▸ **Task to carry out**
Please quote the material exactly, every line of it.

▸ **Recorded data**
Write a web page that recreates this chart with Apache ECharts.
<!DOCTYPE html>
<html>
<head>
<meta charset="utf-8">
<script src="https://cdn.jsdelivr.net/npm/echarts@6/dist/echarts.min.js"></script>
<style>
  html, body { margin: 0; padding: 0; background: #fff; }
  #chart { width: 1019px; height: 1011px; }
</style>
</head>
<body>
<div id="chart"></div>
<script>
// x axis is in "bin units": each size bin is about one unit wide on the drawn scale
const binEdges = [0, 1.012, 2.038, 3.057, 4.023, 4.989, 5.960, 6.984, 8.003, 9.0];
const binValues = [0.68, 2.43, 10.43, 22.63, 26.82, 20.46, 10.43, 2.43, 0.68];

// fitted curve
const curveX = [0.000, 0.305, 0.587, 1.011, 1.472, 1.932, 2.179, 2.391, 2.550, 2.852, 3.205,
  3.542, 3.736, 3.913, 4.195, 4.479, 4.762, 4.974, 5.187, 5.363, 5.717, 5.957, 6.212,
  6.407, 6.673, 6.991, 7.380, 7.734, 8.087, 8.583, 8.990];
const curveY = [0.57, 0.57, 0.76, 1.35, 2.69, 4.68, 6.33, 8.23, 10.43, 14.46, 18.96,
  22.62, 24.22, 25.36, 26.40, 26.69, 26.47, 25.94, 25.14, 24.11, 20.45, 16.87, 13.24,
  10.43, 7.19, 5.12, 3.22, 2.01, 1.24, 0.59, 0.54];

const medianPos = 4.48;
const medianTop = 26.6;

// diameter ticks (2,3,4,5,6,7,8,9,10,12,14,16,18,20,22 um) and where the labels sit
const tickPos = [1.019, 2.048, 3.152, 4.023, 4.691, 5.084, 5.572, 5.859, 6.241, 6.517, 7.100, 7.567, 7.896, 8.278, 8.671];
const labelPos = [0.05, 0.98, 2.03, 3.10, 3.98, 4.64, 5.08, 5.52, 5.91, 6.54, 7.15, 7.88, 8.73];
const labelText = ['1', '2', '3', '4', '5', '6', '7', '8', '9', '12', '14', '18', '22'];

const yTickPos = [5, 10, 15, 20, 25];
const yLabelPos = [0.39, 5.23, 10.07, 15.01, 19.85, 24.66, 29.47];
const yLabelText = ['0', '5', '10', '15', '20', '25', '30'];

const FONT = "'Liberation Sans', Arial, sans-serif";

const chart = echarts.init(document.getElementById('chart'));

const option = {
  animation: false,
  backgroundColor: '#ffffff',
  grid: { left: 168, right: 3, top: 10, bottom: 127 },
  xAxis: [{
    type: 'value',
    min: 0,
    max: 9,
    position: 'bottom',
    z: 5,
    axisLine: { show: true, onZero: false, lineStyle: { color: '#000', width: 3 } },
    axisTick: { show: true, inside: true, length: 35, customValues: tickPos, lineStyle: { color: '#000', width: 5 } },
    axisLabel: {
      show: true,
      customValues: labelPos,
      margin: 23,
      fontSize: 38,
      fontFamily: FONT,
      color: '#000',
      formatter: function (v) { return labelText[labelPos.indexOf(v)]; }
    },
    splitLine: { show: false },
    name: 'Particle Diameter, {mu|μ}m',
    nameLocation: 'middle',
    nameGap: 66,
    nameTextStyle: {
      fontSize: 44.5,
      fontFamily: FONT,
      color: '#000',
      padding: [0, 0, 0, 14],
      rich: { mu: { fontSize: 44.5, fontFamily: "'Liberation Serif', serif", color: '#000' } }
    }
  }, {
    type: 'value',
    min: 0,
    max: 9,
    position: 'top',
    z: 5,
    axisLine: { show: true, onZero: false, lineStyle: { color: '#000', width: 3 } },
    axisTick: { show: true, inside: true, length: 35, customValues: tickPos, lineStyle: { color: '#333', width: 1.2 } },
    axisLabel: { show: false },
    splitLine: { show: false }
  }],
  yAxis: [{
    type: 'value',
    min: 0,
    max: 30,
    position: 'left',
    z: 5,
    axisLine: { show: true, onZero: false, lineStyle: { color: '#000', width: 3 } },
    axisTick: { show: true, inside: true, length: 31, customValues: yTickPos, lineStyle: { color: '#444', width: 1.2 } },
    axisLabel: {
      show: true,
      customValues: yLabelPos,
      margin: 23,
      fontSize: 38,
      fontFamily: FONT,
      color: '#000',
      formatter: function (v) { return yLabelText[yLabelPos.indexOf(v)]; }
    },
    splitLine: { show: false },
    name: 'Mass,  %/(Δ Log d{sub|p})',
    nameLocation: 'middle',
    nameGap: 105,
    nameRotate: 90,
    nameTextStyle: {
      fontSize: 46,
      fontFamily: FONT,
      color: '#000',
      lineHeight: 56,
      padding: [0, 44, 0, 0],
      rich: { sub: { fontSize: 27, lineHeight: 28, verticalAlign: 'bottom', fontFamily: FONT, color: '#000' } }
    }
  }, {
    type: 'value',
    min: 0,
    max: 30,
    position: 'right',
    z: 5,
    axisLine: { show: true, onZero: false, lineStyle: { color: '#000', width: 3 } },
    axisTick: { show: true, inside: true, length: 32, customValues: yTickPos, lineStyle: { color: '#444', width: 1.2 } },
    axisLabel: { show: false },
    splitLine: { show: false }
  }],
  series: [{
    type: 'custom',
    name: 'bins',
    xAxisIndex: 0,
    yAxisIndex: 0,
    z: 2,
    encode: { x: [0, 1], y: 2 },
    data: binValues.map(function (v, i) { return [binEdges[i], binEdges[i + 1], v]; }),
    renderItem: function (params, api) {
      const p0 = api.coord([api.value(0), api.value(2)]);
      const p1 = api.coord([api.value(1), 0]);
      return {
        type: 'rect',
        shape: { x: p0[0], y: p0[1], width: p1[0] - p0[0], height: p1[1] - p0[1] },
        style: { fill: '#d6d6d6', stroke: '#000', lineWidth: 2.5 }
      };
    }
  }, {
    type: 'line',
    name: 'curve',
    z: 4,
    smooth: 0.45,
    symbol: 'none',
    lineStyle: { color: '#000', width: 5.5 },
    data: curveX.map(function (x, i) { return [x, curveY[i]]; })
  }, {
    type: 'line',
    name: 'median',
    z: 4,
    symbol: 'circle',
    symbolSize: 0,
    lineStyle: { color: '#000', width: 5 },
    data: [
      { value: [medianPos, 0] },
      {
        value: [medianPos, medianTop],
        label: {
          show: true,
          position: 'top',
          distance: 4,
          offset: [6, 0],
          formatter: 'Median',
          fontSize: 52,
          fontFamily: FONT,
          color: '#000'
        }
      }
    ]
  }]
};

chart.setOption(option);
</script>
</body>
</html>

▸ **Right answer**
Write a web page that recreates this chart with Apache ECharts.
<!DOCTYPE html>
<html>
<head>
<meta charset="utf-8">
<script src="https://cdn.jsdelivr.net/npm/echarts@6/dist/echarts.min.js"></script>
<style>
  html, body { margin: 0; padding: 0; background: #fff; }
  #chart { width: 1019px; height: 1011px; }
</style>
</head>
<body>
<div id="chart"></div>
<script>
// x axis is in "bin units": each size bin is about one unit wide on the drawn scale
const binEdges = [0, 1.012, 2.038, 3.057, 4.023, 4.989, 5.960, 6.984, 8.003, 9.0];
const binValues = [0.68, 2.43, 10.43, 22.63, 26.82, 20.46, 10.43, 2.43, 0.68];

// fitted curve
const curveX = [0.000, 0.305, 0.587, 1.011, 1.472, 1.932, 2.179, 2.391, 2.550, 2.852, 3.205,
  3.542, 3.736, 3.913, 4.195, 4.479, 4.762, 4.974, 5.187, 5.363, 5.717, 5.957, 6.212,
  6.407, 6.673, 6.991, 7.380, 7.734, 8.087, 8.583, 8.990];
const curveY = [0.57, 0.57, 0.76, 1.35, 2.69, 4.68, 6.33, 8.23, 10.43, 14.46, 18.96,
  22.62, 24.22, 25.36, 26.40, 26.69, 26.47, 25.94, 25.14, 24.11, 20.45, 16.87, 13.24,
  10.43, 7.19, 5.12, 3.22, 2.01, 1.24, 0.59, 0.54];

const medianPos = 4.48;
const medianTop = 26.6;

// diameter ticks (2,3,4,5,6,7,8,9,10,12,14,16,18,20,22 um) and where the labels sit
const tickPos = [1.019, 2.048, 3.152, 4.023, 4.691, 5.084, 5.572, 5.859, 6.241, 6.517, 7.100, 7.567, 7.896, 8.278, 8.671];
const labelPos = [0.05, 0.98, 2.03, 3.10, 3.98, 4.64, 5.08, 5.52, 5.91, 6.54, 7.15, 7.88, 8.73];
const labelText = ['1', '2', '3', '4', '5', '6', '7', '8', '9', '12', '14', '18', '22'];

const yTickPos = [5, 10, 15, 20, 25];
const yLabelPos = [0.39, 5.23, 10.07, 15.01, 19.85, 24.66, 29.47];
const yLabelText = ['0', '5', '10', '15', '20', '25', '30'];

const FONT = "'Liberation Sans', Arial, sans-serif";

const chart = echarts.init(document.getElementById('chart'));

const option = {
  animation: false,
  backgroundColor: '#ffffff',
  grid: { left: 168, right: 3, top: 10, bottom: 127 },
  xAxis: [{
    type: 'value',
    min: 0,
    max: 9,
    position: 'bottom',
    z: 5,
    axisLine: { show: true, onZero: false, lineStyle: { color: '#000', width: 3 } },
    axisTick: { show: true, inside: true, length: 35, customValues: tickPos, lineStyle: { color: '#000', width: 5 } },
    axisLabel: {
      show: true,
      customValues: labelPos,
      margin: 23,
      fontSize: 38,
      fontFamily: FONT,
      color: '#000',
      formatter: function (v) { return labelText[labelPos.indexOf(v)]; }
    },
    splitLine: { show: false },
    name: 'Particle Diameter, {mu|μ}m',
    nameLocation: 'middle',
    nameGap: 66,
    nameTextStyle: {
      fontSize: 44.5,
      fontFamily: FONT,
      color: '#000',
      padding: [0, 0, 0, 14],
      rich: { mu: { fontSize: 44.5, fontFamily: "'Liberation Serif', serif", color: '#000' } }
    }
  }, {
    type: 'value',
    min: 0,
    max: 9,
    position: 'top',
    z: 5,
    axisLine: { show: true, onZero: false, lineStyle: { color: '#000', width: 3 } },
    axisTick: { show: true, inside: true, length: 35, customValues: tickPos, lineStyle: { color: '#333', width: 1.2 } },
    axisLabel: { show: false },
    splitLine: { show: false }
  }],
  yAxis: [{
    type: 'value',
    min: 0,
    max: 30,
    position: 'left',
    z: 5,
    axisLine: { show: true, onZero: false, lineStyle: { color: '#000', width: 3 } },
    axisTick: { show: true, inside: true, length: 31, customValues: yTickPos, lineStyle: { color: '#444', width: 1.2 } },
    axisLabel: {
      show: true,
      customValues: yLabelPos,
      margin: 23,
      fontSize: 38,
      fontFamily: FONT,
      color: '#000',
      formatter: function (v) { return yLabelText[yLabelPos.indexOf(v)]; }
    },
    splitLine: { show: false },
    name: 'Mass,  %/(Δ Log d{sub|p})',
    nameLocation: 'middle',
    nameGap: 105,
    nameRotate: 90,
    nameTextStyle: {
      fontSize: 46,
      fontFamily: FONT,
      color: '#000',
      lineHeight: 56,
      padding: [0, 44, 0, 0],
      rich: { sub: { fontSize: 27, lineHeight: 28, verticalAlign: 'bottom', fontFamily: FONT, color: '#000' } }
    }
  }, {
    type: 'value',
    min: 0,
    max: 30,
    position: 'right',
    z: 5,
    axisLine: { show: true, onZero: false, lineStyle: { color: '#000', width: 3 } },
    axisTick: { show: true, inside: true, length: 32, customValues: yTickPos, lineStyle: { color: '#444', width: 1.2 } },
    axisLabel: { show: false },
    splitLine: { show: false }
  }],
  series: [{
    type: 'custom',
    name: 'bins',
    xAxisIndex: 0,
    yAxisIndex: 0,
    z: 2,
    encode: { x: [0, 1], y: 2 },
    data: binValues.map(function (v, i) { return [binEdges[i], binEdges[i + 1], v]; }),
    renderItem: function (params, api) {
      const p0 = api.coord([api.value(0), api.value(2)]);
      const p1 = api.coord([api.value(1), 0]);
      return {
        type: 'rect',
        shape: { x: p0[0], y: p0[1], width: p1[0] - p0[0], height: p1[1] - p0[1] },
        style: { fill: '#d6d6d6', stroke: '#000', lineWidth: 2.5 }
      };
    }
  }, {
    type: 'line',
    name: 'curve',
    z: 4,
    smooth: 0.45,
    symbol: 'none',
    lineStyle: { color: '#000', width: 5.5 },
    data: curveX.map(function (x, i) { return [x, curveY[i]]; })
  }, {
    type: 'line',
    name: 'median',
    z: 4,
    symbol: 'circle',
    symbolSize: 0,
    lineStyle: { color: '#000', width: 5 },
    data: [
      { value: [medianPos, 0] },
      {
        value: [medianPos, medianTop],
        label: {
          show: true,
          position: 'top',
          distance: 4,
          offset: [6, 0],
          formatter: 'Median',
          fontSize: 52,
          fontFamily: FONT,
          color: '#000'
        }
      }
    ]
  }]
};

chart.setOption(option);
</script>
</body>
</html>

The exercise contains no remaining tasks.